-- BEGIN Recorded data --
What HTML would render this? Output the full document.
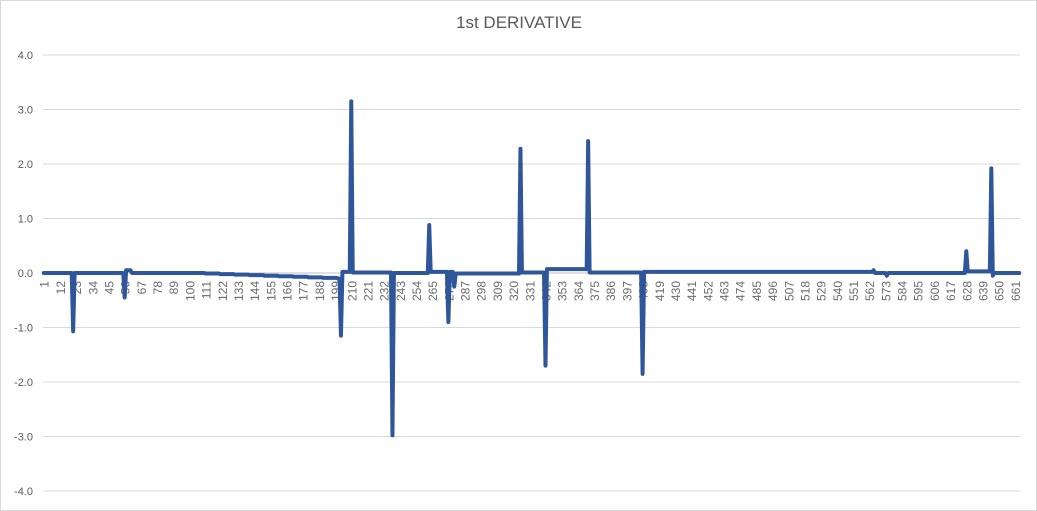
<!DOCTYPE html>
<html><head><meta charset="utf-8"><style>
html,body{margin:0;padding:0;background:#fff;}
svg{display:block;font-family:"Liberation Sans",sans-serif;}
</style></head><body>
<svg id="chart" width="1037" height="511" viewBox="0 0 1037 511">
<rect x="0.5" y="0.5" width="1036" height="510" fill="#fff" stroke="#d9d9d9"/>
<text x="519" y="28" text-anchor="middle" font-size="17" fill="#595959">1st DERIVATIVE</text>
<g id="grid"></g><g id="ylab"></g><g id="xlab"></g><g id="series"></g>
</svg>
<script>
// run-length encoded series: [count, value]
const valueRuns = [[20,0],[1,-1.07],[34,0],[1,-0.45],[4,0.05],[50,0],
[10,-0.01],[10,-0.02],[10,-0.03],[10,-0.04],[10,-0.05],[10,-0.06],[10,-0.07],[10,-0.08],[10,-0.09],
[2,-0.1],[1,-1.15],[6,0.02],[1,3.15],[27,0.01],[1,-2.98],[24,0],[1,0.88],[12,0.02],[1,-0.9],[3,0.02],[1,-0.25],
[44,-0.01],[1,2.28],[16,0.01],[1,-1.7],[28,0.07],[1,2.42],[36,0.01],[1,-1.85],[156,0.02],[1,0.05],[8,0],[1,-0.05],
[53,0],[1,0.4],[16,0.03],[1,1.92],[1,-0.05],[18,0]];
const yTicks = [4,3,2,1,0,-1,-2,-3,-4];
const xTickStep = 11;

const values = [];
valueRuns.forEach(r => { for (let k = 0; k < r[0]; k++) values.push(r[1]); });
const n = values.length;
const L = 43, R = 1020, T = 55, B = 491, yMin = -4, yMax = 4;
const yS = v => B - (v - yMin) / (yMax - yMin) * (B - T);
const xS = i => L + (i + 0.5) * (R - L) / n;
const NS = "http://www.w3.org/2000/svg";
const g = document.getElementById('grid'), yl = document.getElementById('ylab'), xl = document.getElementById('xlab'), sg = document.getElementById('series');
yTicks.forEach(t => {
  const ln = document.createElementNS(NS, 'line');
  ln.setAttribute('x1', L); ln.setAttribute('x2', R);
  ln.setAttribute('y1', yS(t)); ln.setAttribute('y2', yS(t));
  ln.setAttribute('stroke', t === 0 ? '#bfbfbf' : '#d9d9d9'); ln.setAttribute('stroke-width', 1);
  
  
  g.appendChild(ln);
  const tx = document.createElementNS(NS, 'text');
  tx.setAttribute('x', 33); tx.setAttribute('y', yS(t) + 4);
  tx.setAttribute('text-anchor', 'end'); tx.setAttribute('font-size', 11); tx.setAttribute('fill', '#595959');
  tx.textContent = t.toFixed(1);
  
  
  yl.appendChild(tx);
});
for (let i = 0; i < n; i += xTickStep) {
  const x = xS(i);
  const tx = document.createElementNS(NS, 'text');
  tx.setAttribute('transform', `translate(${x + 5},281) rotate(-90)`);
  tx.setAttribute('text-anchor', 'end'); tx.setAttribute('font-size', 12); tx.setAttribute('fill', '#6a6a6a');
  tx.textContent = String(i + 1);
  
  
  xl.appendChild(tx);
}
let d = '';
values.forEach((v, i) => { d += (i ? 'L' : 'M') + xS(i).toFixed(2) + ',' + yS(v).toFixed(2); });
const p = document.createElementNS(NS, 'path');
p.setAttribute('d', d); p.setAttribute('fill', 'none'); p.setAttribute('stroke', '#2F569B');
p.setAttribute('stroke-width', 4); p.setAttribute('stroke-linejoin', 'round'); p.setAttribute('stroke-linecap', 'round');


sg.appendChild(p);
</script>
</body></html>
-- END Recorded data --
To do >> Copy each line in the data that holds the word "document".

Solution for this exercise >>
What HTML would render this? Output the full document.
const g = document.getElementById('grid'), yl = document.getElementById('ylab'), xl = document.getElementById('xlab'), sg = document.getElementById('series');
  const ln = document.createElementNS(NS, 'line');
  const tx = document.createElementNS(NS, 'text');
  const tx = document.createElementNS(NS, 'text');
const p = document.createElementNS(NS, 'path');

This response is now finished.